The Cost of Building Better

A 2025 report from IBHS and Headwaters Economics found that building a 1,750-square-foot home to California WUI Code Part 7 standards adds roughly $13,070 over standard construction costs. California's Department of Insurance estimates that rebuilding a $500,000 home to wildfire-resistant standards costs approximately 2% to 3% more — around $13,000 to $15,000.

That upfront investment needs to be weighed against lower premiums, better coverage terms, and — in some markets — the ability to obtain coverage at all.

Why Coordination Matters More Than Materials Alone

Spending more on materials only pays off if those materials work as a system. Achieving Class 4, 5, or 6 requires walls, floors, roof, and structural frame to be rated and integrated together — not selected independently by separate trades. In conventional fragmented construction, product decisions happen too late, teams aren't aligned, and critical system interactions get resolved in the field rather than in the design.

Tect's work with homeowners rebuilding in Pacific Palisades and surrounding WUI communities is structured around solving this problem early. Through the TectApp™ community of 70+ building product manufacturers, fire-resistive assemblies, non-combustible structural systems, and integrated suppression strategies are specified together from the start — with direct input from the manufacturers behind those systems. For homeowners rebuilding after the 2025 Palisades fires, that early alignment is what determines what ISO class the finished home actually achieves.


Frequently Asked Questions

What are construction types for insurance?

Construction types are standardized ISO classifications (Classes 1–6) based on the materials used in a home's walls, floors, roof, and structural frame. Insurers use these classifications to assess fire risk and set premiums, with Class 1 (Frame) carrying the highest risk and Class 6 (Fire Resistive) the lowest.

How does construction type affect home insurance premiums?

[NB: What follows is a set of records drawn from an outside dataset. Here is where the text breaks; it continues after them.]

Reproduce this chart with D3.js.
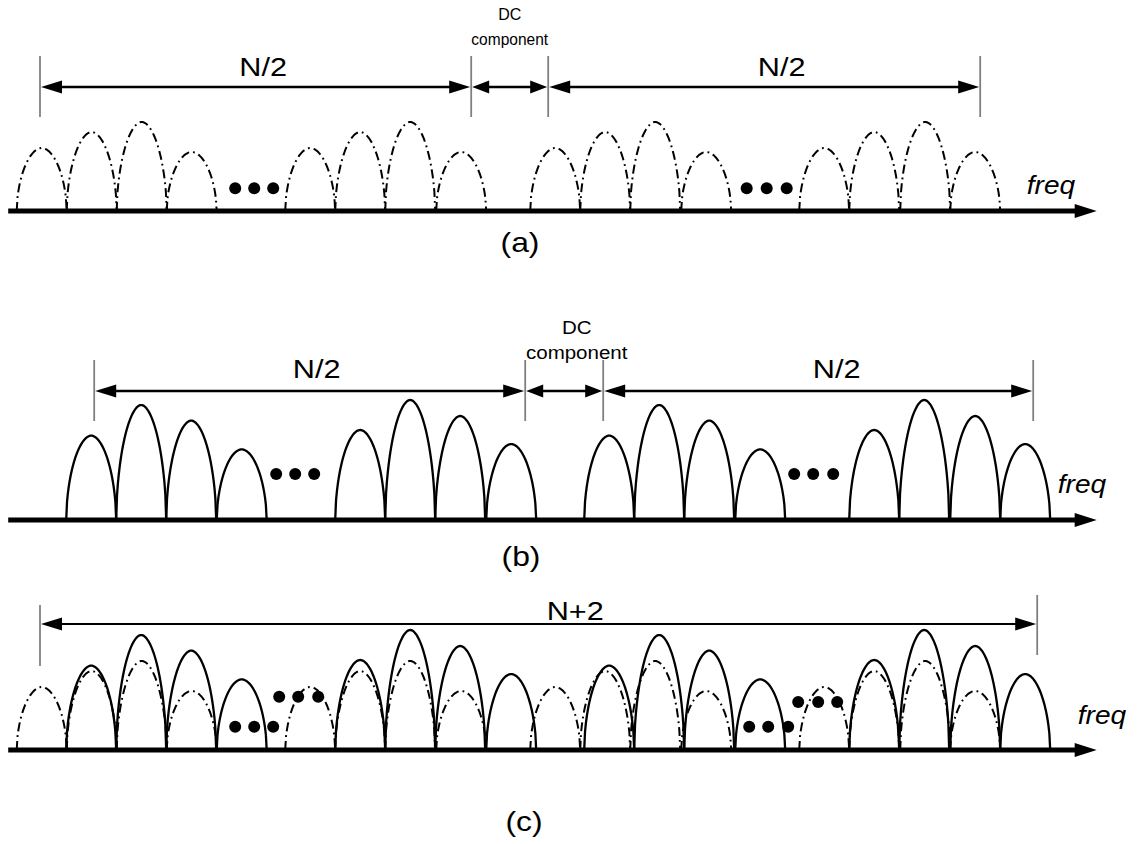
<!DOCTYPE html>
<html>
<head>
<meta charset="utf-8">
<script src="https://cdn.jsdelivr.net/npm/d3@7"></script>
<style>
  html, body { margin: 0; padding: 0; background: #fff; }
  svg { display: block; }
  text { font-family: "Liberation Sans", Arial, Helvetica, sans-serif; fill: #000; }
</style>
</head>
<body>
<svg id="fig" width="1139" height="844"></svg>
<script>
// ---- Spectrum data (frequency in subcarrier spacings, amplitude normalised) ----
// Left edge of each sub-carrier lobe; every lobe is one spacing wide.
const dashedLobeStarts = [0, 1, 2, 3, 5.37, 6.37, 7.37, 8.39, 10.27, 11.27, 12.27, 13.29, 15.65, 16.65, 17.67, 18.67];
const dashedLobeAmps   = [0.525, 0.658, 0.742, 0.492, 0.525, 0.658, 0.742, 0.492,
                          0.525, 0.658, 0.742, 0.492, 0.525, 0.658, 0.742, 0.492];
const solidLobeStarts  = [0.99, 1.99, 2.99, 4.0, 6.37, 7.37, 8.37, 9.39, 11.35, 12.35, 13.35, 14.37, 16.65, 17.65, 18.67, 19.67];
const solidLobeAmps    = [0.703, 0.958, 0.828, 0.589, 0.75, 1.0, 0.867, 0.633,
                          0.703, 0.958, 0.828, 0.589, 0.75, 1.0, 0.867, 0.633];
const lobeWidth = 1;

// Ellipsis dots: frequency and height of each dot
const dotsA       = [{f: 4.37, a: 0.19}, {f: 4.75, a: 0.19}, {f: 5.13, a: 0.19},
                     {f: 14.6, a: 0.19}, {f: 15.0, a: 0.19}, {f: 15.4, a: 0.19}];
const dotsB       = [{f: 5.19, a: 0.383}, {f: 5.57, a: 0.383}, {f: 5.95, a: 0.383},
                     {f: 15.55, a: 0.383}, {f: 15.93, a: 0.383}, {f: 16.33, a: 0.383}];
const dotsCSolid  = [{f: 4.37, a: 0.194}, {f: 4.75, a: 0.194}, {f: 5.13, a: 0.194},
                     {f: 14.65, a: 0.194}, {f: 15.03, a: 0.194}, {f: 15.43, a: 0.194}];
const dotsCDashed = [{f: 5.25, a: 0.444}, {f: 5.63, a: 0.444}, {f: 6.03, a: 0.444},
                     {f: 15.63, a: 0.40}, {f: 16.03, a: 0.40}, {f: 16.41, a: 0.40}];

// Bandwidth annotations: span ends, label text and label centre
const spansA = [
  {from: 0.466, to: 9.09,  label: "N/2", at: 4.93},
  {from: 9.09,  to: 10.63, label: null},
  {from: 10.63, to: 19.27, label: "N/2", at: 15.3}
];
const spansB = [
  {from: 1.55,  to: 10.17, label: "N/2", at: 6.0},
  {from: 10.17, to: 11.73, label: null},
  {from: 11.73, to: 20.33, label: "N/2", at: 16.4}
];
const spansC = [
  {from: 0.466, to: 20.41, label: "N+2", at: 11.17}
];
const dcLabel = ["DC", "component"];
const axisLabel = "freq";
const panelLabels = ["(a)", "(b)", "(c)"];
const axisRange = [-0.17, 21.6];

// ---- Scales ----
const svg = d3.select("#fig");
const x = d3.scaleLinear().domain([0, 1]).range([16.7, 66.7]);
const ampScale = (base) => d3.scaleLinear().domain([0, 1]).range([base, base - 120]);

const STRETCH = 1.18;   // letterforms are drawn slightly wide

function lobePath(y, start, amp) {
  const pts = d3.range(0, 61).map(i => {
    const t = -1 + 2 * i / 60;
    const h = amp * Math.pow(Math.max(0, 1 - Math.pow(Math.abs(t), 1.9)), 0.55);
    return [start + (t + 1) / 2 * lobeWidth, h];
  });
  return d3.line().x(d => x(d[0])).y(d => y(d[1]))(pts);
}

function drawLobes(g, y, starts, amps, dashed) {
  g.selectAll(null).data(starts).enter().append("path")
    .attr("d", (s, i) => lobePath(y, s, amps[i]))
    .attr("fill", "none")
    .attr("stroke", "#000")
    .attr("stroke-width", dashed ? 2 : 2.3)
    .attr("stroke-dasharray", dashed ? "9,4,1.8,4" : null);
}

function drawDots(g, y, dots) {
  g.selectAll(null).data(dots).enter().append("circle")
    .attr("cx", d => x(d.f)).attr("cy", d => y(d.a)).attr("r", 6).attr("fill", "#000");
}

function drawAxis(g, base) {
  const x0 = x(axisRange[0]), x1 = x(axisRange[1]);
  g.append("line").attr("x1", x0).attr("x2", x1 - 18).attr("y1", base).attr("y2", base)
    .attr("stroke", "#000").attr("stroke-width", 5);
  g.append("path")
    .attr("d", `M${x1},${base} L${x1 - 22},${base - 7} L${x1 - 22},${base + 7} Z`)
    .attr("fill", "#000");
}

function arrowHead(g, tipX, yy, dir, len, half) {
  g.append("path")
    .attr("d", `M${tipX},${yy} L${tipX - dir * len},${yy - half} L${tipX - dir * len},${yy + half} Z`)
    .attr("fill", "#000");
}

function drawText(g, txt, cx, by, size, sx, italic) {
  g.append("text")
    .attr("transform", `translate(${cx},${by}) scale(${sx},1)`)
    .attr("text-anchor", "middle").attr("font-size", size)
    .attr("font-style", italic ? "italic" : null).text(txt);
}

function drawSpans(g, spans, lineY, tickTop, tickBot, lw, labelY, tickTopRight) {
  const ends = new Set();
  spans.forEach(s => { ends.add(s.from); ends.add(s.to); });
  const endList = Array.from(ends);
  endList.forEach((e, i) => {
    const last = i === endList.length - 1 && tickTopRight != null;
    g.append("line").attr("x1", x(e)).attr("x2", x(e))
      .attr("y1", last ? tickTopRight : tickTop)
      .attr("y2", last ? tickBot - 11 : tickBot)
      .attr("stroke", "#808080").attr("stroke-width", 1.8);
  });
  spans.forEach(s => {
    const a = x(s.from) + 1, b = x(s.to) - 1;
    const len = s.label ? 21 : 17;
    g.append("line").attr("x1", a + len - 2).attr("x2", b - len + 2)
      .attr("y1", lineY).attr("y2", lineY).attr("stroke", "#000").attr("stroke-width", lw);
    arrowHead(g, a, lineY, -1, len, 6.5);
    arrowHead(g, b, lineY, 1, len, 6.5);
    if (s.label) drawText(g, s.label, x(s.at), labelY, 26, STRETCH);
  });
}

// ---- Panel (a): dashed spectrum ----
{
  const base = 211, y = ampScale(base), g = svg.append("g");
  drawLobes(g, y, dashedLobeStarts, dashedLobeAmps, true);
  drawDots(g, y, dotsA);
  drawAxis(g, base);
  drawSpans(g, spansA, 87, 56, 117, 2.6, 76);
  drawText(g, dcLabel[0], x(9.86), 20, 16, 1.0);
  drawText(g, dcLabel[1], x(9.86), 45, 16, 0.97);
  drawText(g, axisLabel, 1051, 194, 26, 1.08, true);
  drawText(g, panelLabels[0], 520, 252, 27, STRETCH);
}

// ---- Panel (b): solid spectrum ----
{
  const base = 520, y = ampScale(base), g = svg.append("g");
  drawLobes(g, y, solidLobeStarts, solidLobeAmps, false);
  drawDots(g, y, dotsB);
  drawAxis(g, base);
  drawSpans(g, spansB, 391, 360, 421, 2.6, 378);
  drawText(g, dcLabel[0], x(11.2), 334, 19, 1.08);
  drawText(g, dcLabel[1], x(11.2), 359, 19, 1.08);
  drawText(g, axisLabel, 1082, 493, 26, 1.08, true);
  drawText(g, panelLabels[1], 521, 566, 27, STRETCH);
}

// ---- Panel (c): both spectra overlaid ----
{
  const base = 750, y = ampScale(base), g = svg.append("g");
  drawLobes(g, y, dashedLobeStarts, dashedLobeAmps, true);
  drawLobes(g, y, solidLobeStarts, solidLobeAmps, false);
  drawDots(g, y, dotsCSolid);
  drawDots(g, y, dotsCDashed);
  drawAxis(g, base);
  drawSpans(g, spansC, 624, 605, 666, 2, 620, 595);
  drawText(g, axisLabel, 1102, 724, 26, 1.08, true);
  drawText(g, panelLabels[2], 524, 831, 27, STRETCH);
}
</script>
</body>
</html>
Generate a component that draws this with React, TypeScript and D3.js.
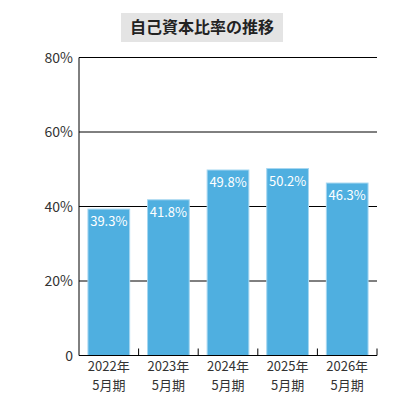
import { scaleBand, scaleLinear } from "d3";

const categories = ["2022年", "2023年", "2024年", "2025年", "2026年"];
const subLabels = ["5月期", "5月期", "5月期", "5月期", "5月期"];
const ratios = [39.3, 41.8, 49.8, 50.2, 46.3];
const yTicks = [0, 20, 40, 60, 80];

const width = 401;
const height = 400;
const left = 79;
const right = 377;
const top = 57.5;
const bottom = 355.5;
const font = "'Noto Sans CJK JP', 'Noto Sans', sans-serif";

export default function App(): React.JSX.Element {
  const x = scaleBand<string>()
    .domain(categories)
    .range([left, right])
    .paddingInner(0.3)
    .paddingOuter(0.15);
  const y = scaleLinear().domain([0, 80]).range([bottom, top]);
  const step = x.step();

  return (
    <svg
      width={width}
      height={height}
      style={{ position: "absolute", left: 0, top: 0 }}
      viewBox={`0 0 ${width} ${height}`}
    >
      <rect x={0} y={0} width={width} height={height} fill="#ffffff" />
      <rect x={121} y={13} width={162} height={29} fill="#e4e4e4" />
      <text
        x={202}
        y={33}
        textAnchor="middle"
        fontFamily={font}
        fontSize={16}
        fontWeight={700}
        fill="#222"
      >
        自己資本比率の推移
      </text>

      {yTicks.map((t) => (
        <g key={t}>
          {t > 0 ? (
            <line x1={left} x2={right} y1={y(t)} y2={y(t)} stroke="#000" strokeWidth={1} />
          ) : null}
          <text
            x={73}
            y={y(t) + 5}
            textAnchor="end"
            fontFamily={font}
            fontSize={14}
            fill="#333"
          >
            {t === 0 ? "0" : `${t}%`}
          </text>
        </g>
      ))}

      {categories.map((c, i) => {
        const bx = x(c) ?? 0;
        const by = y(ratios[i]);
        return (
          <g key={c}>
            <rect
              x={bx}
              y={by}
              width={x.bandwidth()}
              height={bottom - by}
              fill="#4fafe0"
              stroke="#a6d7f1"
              strokeWidth={1}
            />
            <text
              x={bx + x.bandwidth() / 2}
              y={by + 17}
              textAnchor="middle"
              fontFamily={font}
              fontSize={13}
              fill="#ffffff"
            >
              {`${ratios[i]}%`}
            </text>
            <text
              x={bx + x.bandwidth() / 2}
              y={371}
              textAnchor="middle"
              fontFamily={font}
              fontSize={13}
              fill="#333"
            >
              {c}
            </text>
            <text
              x={bx + x.bandwidth() / 2}
              y={390}
              textAnchor="middle"
              fontFamily={font}
              fontSize={13}
              fill="#333"
            >
              {subLabels[i]}
            </text>
          </g>
        );
      })}

      {categories.map((c, i) => (
        <line
          key={`tick-${c}`}
          x1={left + step * (i + 1)}
          x2={left + step * (i + 1)}
          y1={bottom}
          y2={bottom - 7}
          stroke="#000"
        />
      ))}
      <line x1={left} x2={left} y1={top} y2={bottom} stroke="#000" strokeWidth={1} />
      <line x1={left} x2={right} y1={bottom} y2={bottom} stroke="#000" strokeWidth={1} />
    </svg>
  );
}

Higher-risk classes like Frame (Class 1) typically result in higher base premiums, higher wildfire deductibles, and more limited coverage options. Fire-resistive classes (5–6) generally qualify for lower premiums and broader coverage, with a larger pool of standard carriers willing to write the policy.

What construction type are most homes?

The majority of U.S. residential homes are Frame (Class 1) due to widespread wood-frame construction (NAHB reports wood framing accounted for 94% of completed single-family homes in 2024). This places most homes in the highest-risk, highest-premium insurance category.

What is the best construction type for homes in wildfire-prone areas?

Masonry Non-Combustible (Class 4) through Fire Resistive (Class 6) offer the best insurance outcomes in wildfire-prone areas. These classifications reflect materials that resist ignition and slow fire spread, making homes more insurable in markets where standard carriers are increasingly declining Frame homes.

Can rebuilding my home improve its construction classification?

Yes. A rebuild is a direct opportunity to choose higher-class materials and systems. Decisions made during the design phase — about structural framing, wall assemblies, and roof materials — directly determine what ISO class the finished home achieves.

What is the difference between ISO construction classes and IBC construction types?

IBC Types I–V are building code classifications used by architects and code officials during design and permitting. ISO Classes 1–6 are the insurance industry's rating system. Both evaluate fire resistance and materials, but ISO classes directly affect your premiums and coverage terms.